There is really no one that appreciates the beauty of South America more than me. It’s something that you have to see personally, something you never knew you needed to have until you found yourself in it, like a mother’s embrace. And as a #Bogotalover, I couldn’t see Didion’s Bogota as clearly as I saw her Hollywood.
But I think that a showstopper named Jay Duret might tell you all about Bogota. You’ll love it.
LAST PART: ON THE MORNING AFTER THE SIXTIES
On this final part of the book, Joan takes us back to her time studying in Berkeley. Most precisely, 1953. 1 She talks about how her generation was the first one to go from extremely alienated to extremely political.
Her generation found their future to be quite ambiguous, and the future of their country, too. It felt like a generation stuck in quicksand, but trying their best to do delicate, subtle movements to get out. This being for the white Berkeley middle to upper class Americans. The sense of monotony and depression felt at that time was totally clashing with the actual political state of the moment2, that some of them actively chose to ignore.

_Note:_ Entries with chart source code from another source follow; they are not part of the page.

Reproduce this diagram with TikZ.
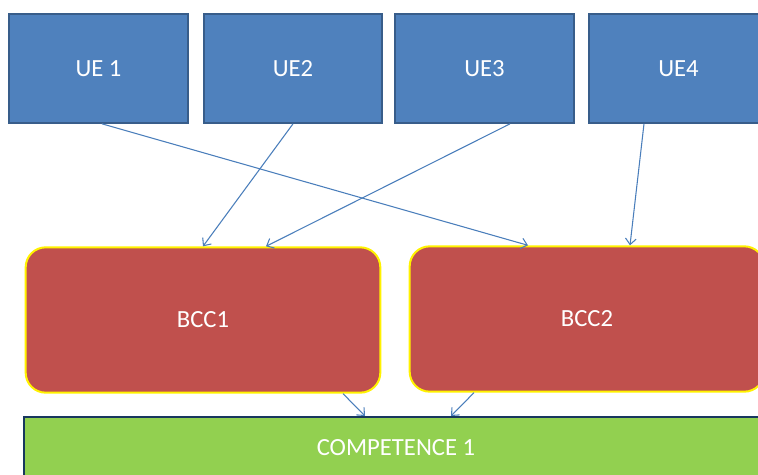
\documentclass[tikz,border=0pt]{standalone}
\usepackage{fontspec}
\setmainfont{Carlito}
\usetikzlibrary{calc,arrows.meta}
\definecolor{uefill}{HTML}{4F81BD}
\definecolor{ueline}{HTML}{385D8A}
\definecolor{bccfill}{HTML}{C0504D}
\definecolor{compfill}{HTML}{92D050}
\definecolor{compline}{HTML}{17375E}
\definecolor{arrowcol}{HTML}{4A7EBB}
\tikzset{
  ue/.style={draw=ueline, line width=1.5pt, fill=uefill, text=white,
    minimum width=134pt, minimum height=81.5pt, inner sep=0pt},
  bcc/.style={draw=yellow, line width=1.5pt, fill=bccfill, text=white,
    rounded corners=15pt, minimum width=266pt, minimum height=109pt, inner sep=0pt},
  comp/.style={draw=compline, line width=1.5pt, fill=compfill, text=white,
    minimum width=558pt, minimum height=46.5pt, inner sep=0pt},
  link/.style={draw=arrowcol, line width=0.8pt, -{Straight Barb[length=4.5pt,width=8pt]}}
}
\begin{document}
\begin{tikzpicture}[x=0.75pt, y=-0.75pt, font=\fontsize{18.5}{22}\selectfont]
\useasboundingbox (0,0) rectangle (758,475);
\clip (0,0) rectangle (758,475);
\node[ue] (ue1) at (98.5,68.5) {UE 1};
\node[ue] (ue2) at (293,68.5) {UE2};
\node[ue] (ue3) at (484.5,68.5) {UE3};
\node[ue] (ue4) at (678.5,68.5) {UE4};

\node[bcc] (bcc1) at (203,320) {BCC1};
\node[bcc] (bcc2) at (587,319) {BCC2};

\node[comp] (comp) at (396,448) {COMPETENCE 1};

\draw[link] ($(ue1.south)+(3.5,0)$) -- ($(bcc2.north)+(-59,0)$);
\draw[link] (ue2.south) -- (bcc1.north);
\draw[link] ($(ue3.south)+(25.5,0)$) -- ($(bcc1.north)+(63,0)$);
\draw[link] ($(ue4.south)+(-34.5,0)$) -- ($(bcc2.north)+(43,0)$);
\draw[link] ($(bcc1.south)+(140,0)$) -- ($(comp.north)+(-31,0)$);
\draw[link] ($(bcc2.south)+(-113,0)$) -- ($(comp.north)+(55,0)$);
\end{tikzpicture}
\end{document}
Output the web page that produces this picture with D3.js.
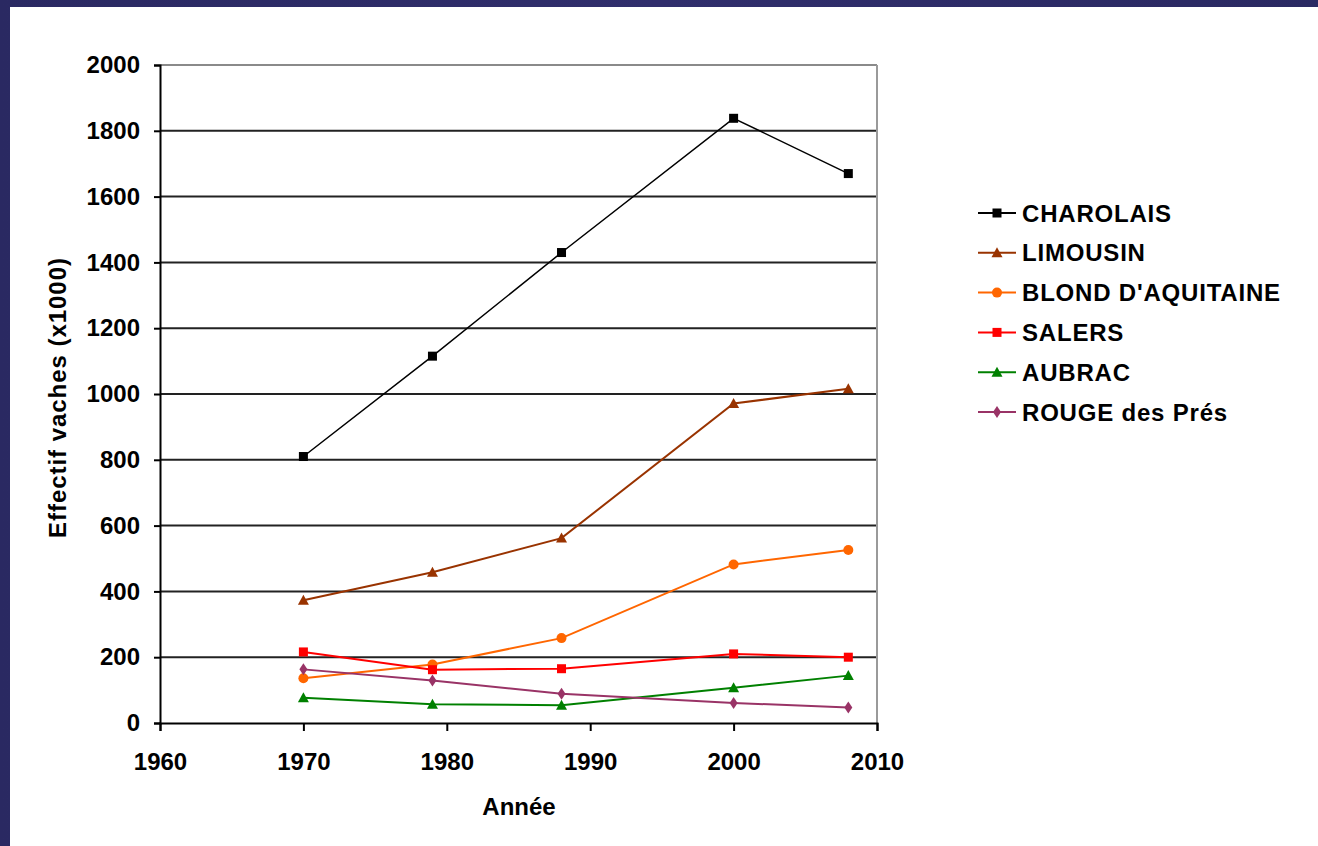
<!DOCTYPE html>
<html><head><meta charset="utf-8">
<script src="https://cdn.jsdelivr.net/npm/d3@7"></script>
<style>html,body{margin:0;padding:0;background:#2b2a63;}svg{display:block;}</style>
</head><body>
<svg id="c" width="1318" height="846"></svg>
<script>
const years = [1970, 1979, 1988, 2000, 2008];
const seriesNames = ["CHAROLAIS", "LIMOUSIN", "BLOND D'AQUITAINE", "SALERS", "AUBRAC", "ROUGE des Prés"];
const charolais = [810, 1115, 1430, 1838, 1670];
const limousin = [373, 458, 562, 971, 1016];
const blond = [136, 178, 258, 482, 526];
const salers = [216, 162, 165, 210, 200];
const aubrac = [77, 57, 54, 107, 144];
const rouge = [163, 129, 89, 61, 47];
const xTicks = [1960, 1970, 1980, 1990, 2000, 2010];
const yTicks = [0, 200, 400, 600, 800, 1000, 1200, 1400, 1600, 1800, 2000];
const xTitle = "Année";
const yTitle = "Effectif vaches (x1000)";

const colors = ["#000000", "#993300", "#ff6600", "#ff0000", "#008000", "#993366"];
const shapes = ["square", "triangle", "circle", "square", "triangle", "diamond"];
const values = [charolais, limousin, blond, salers, aubrac, rouge];
const series = seriesNames.map((n, i) => ({name: n, color: colors[i], shape: shapes[i], vals: values[i]}));

const svg = d3.select("#c");
const defs = svg.append("defs");
const g0 = defs.append("linearGradient").attr("id","bg").attr("x1","0").attr("x2","1").attr("y1","0").attr("y2","0");
g0.append("stop").attr("offset","0").attr("stop-color","#2a2962");
g0.append("stop").attr("offset","0.5").attr("stop-color","#302e6c");
g0.append("stop").attr("offset","1").attr("stop-color","#2a2962");
svg.append("rect").attr("width",1318).attr("height",846).attr("fill","url(#bg)");
svg.append("rect").attr("x",10).attr("y",7).attr("width",1308).attr("height",839).attr("fill","#ffffff");

const L = 160, R = 877, T = 65, B = 723;
const x = d3.scaleLinear().domain([1960, 2010]).range([L, R]);
const y = d3.scaleLinear().domain([0, 2000]).range([B, T]);

const font = "'Liberation Sans', Arial, sans-serif";
const fs = 24;

svg.append("g").selectAll("line").data(yTicks.filter(v => v > 0 && v < 2000)).join("line")
  .attr("x1", L).attr("x2", R).attr("y1", d => y(d)).attr("y2", d => y(d))
  .attr("stroke", "#222").attr("stroke-width", 2);
svg.append("line").attr("x1", L).attr("x2", R).attr("y1", y(2000)).attr("y2", y(2000)).attr("stroke", "#8a8a8a").attr("stroke-width", 2);
svg.append("line").attr("x1", R).attr("x2", R).attr("y1", T).attr("y2", B).attr("stroke", "#9a9a9a").attr("stroke-width", 2);

const yAxis = d3.axisLeft(y).tickValues(yTicks).tickFormat(d3.format("d")).tickSize(6).tickPadding(14);
const gy = svg.append("g").attr("transform", `translate(${L},0)`).call(yAxis);
gy.select(".domain").attr("stroke", "#000").attr("stroke-width", 2);
gy.selectAll(".tick line").attr("stroke", "#000").attr("stroke-width", 2);
gy.selectAll("text").attr("font-family", font).attr("font-weight", "bold").attr("font-size", fs).attr("fill", "#000");

const xAxis = d3.axisBottom(x).tickValues(xTicks).tickFormat(d3.format("d")).tickSize(8).tickPadding(22);
const gx = svg.append("g").attr("transform", `translate(0,${B})`).call(xAxis);
gx.select(".domain").attr("stroke", "#000").attr("stroke-width", 2);
gx.selectAll(".tick line").attr("stroke", "#000").attr("stroke-width", 2);
gx.selectAll("text").attr("font-family", font).attr("font-weight", "bold").attr("font-size", fs).attr("fill", "#000");

svg.append("text").attr("x", 519).attr("y", 815).attr("text-anchor", "middle")
  .attr("font-family", font).attr("font-weight", "bold").attr("font-size", fs).text(xTitle);
svg.append("text").attr("transform", "translate(66,398) rotate(-90)").attr("text-anchor", "middle")
  .attr("font-family", font).attr("font-weight", "bold").attr("font-size", fs)
  .attr("textLength", 280).attr("lengthAdjust", "spacing").text(yTitle);

function marker(sel, shape, color) {
  if (shape === "square") {
    sel.append("rect").attr("x", -4.5).attr("y", -4.5).attr("width", 9).attr("height", 9).attr("fill", color);
  } else if (shape === "triangle") {
    sel.append("path").attr("d", "M0,-5.5L5.5,4.5L-5.5,4.5Z").attr("fill", color);
  } else if (shape === "circle") {
    sel.append("circle").attr("r", 5).attr("fill", color);
  } else if (shape === "diamond") {
    sel.append("path").attr("d", "M0,-6L4,0L0,6L-4,0Z").attr("fill", color);
  }
}

const line = d3.line().x((d, i) => x(years[i])).y(d => y(d));
series.forEach((s, si) => {
  svg.append("path").attr("d", line(s.vals)).attr("fill", "none")
    .attr("stroke", s.color).attr("stroke-width", si === 0 ? 1.5 : 2);
  s.vals.forEach((v, i) => {
    const m = svg.append("g").attr("transform", `translate(${x(years[i])},${y(v)})`);
    marker(m, s.shape, s.color);
  });
});

const lg = svg.append("g");
series.forEach((s, i) => {
  const cy = 213 + i * 39.8;
  lg.append("line").attr("x1", 978).attr("x2", 1016).attr("y1", cy).attr("y2", cy)
    .attr("stroke", s.color).attr("stroke-width", 2);
  const m = lg.append("g").attr("transform", `translate(997,${cy})`);
  marker(m, s.shape, s.color);
  lg.append("text").attr("x", 1022).attr("y", cy + 8.5).attr("font-family", font)
    .attr("font-weight", "bold").attr("font-size", fs).attr("letter-spacing", 0.8)
    .attr("fill", "#000").text(s.name);
});
</script>
</body></html>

The young adults in the 50s were the cause of the young adults in the 70s. The inertia in times of violence, segregation and discrimination was the cause of the rise of political protests all across America.
Joan Didion starts this book with the political frenzy of the 1960s-1970s, and almost ends it by telling us that it hasn’t always been this way. And by reminding us that we slowly forget what having a voice feels like when we stay quiet for too long.
The Beggining: Berkeley, 1964. (Worth the read!)
QUIET DAYS IN MALIBU
I love these.
These should be a book on their own. By giving us full detail and expressing her own personal thoughts and feelings about orchids, Didion shows us that plants are, yes, worth reading about. The outcome of orchids can pull you back from your seat as much as a good romance novel. Or maybe that’s just Joan Didion’s magic.
Beautiful orchids. To you. For reading this far. :)
The constant house fires in Malibu are the final subject of this book.
They conclude “The White Album” tragically. And perfectly. By seeing the house she and her family lived on burned down, alongside many special Malibu things and buildings she kept close to her heart - she concluded that it was time.
The quiet days in Malibu are over. And so were the 1960s.
In loving memory of Joan Didion (1934-2021)
THANK YOU!
Oh, wow. Thank you for doing this with me. This was a fun ride, wasn’t it? I hope you learned a thing or two about this beautiful book. I’ll miss talking about this one.
RECAP: Eisenhower era. End of the Korean War. Nuclear Weapons! Air strikes!
The main thing being The Civil Rights Movement.
I LOVE CERTIFIED BOOK CLUB!!! this has been such a pleasure to read!! and i can’t wait for our next book
I enjoyed this series so much! Never read Didion before -- she was a favorite of my Dad's -- and now she belongs on my bookshelf with her contemporaries Tom Wolfe and Hunter S. Thompson. Looking forward to a new series on Camus or Fitzgerald.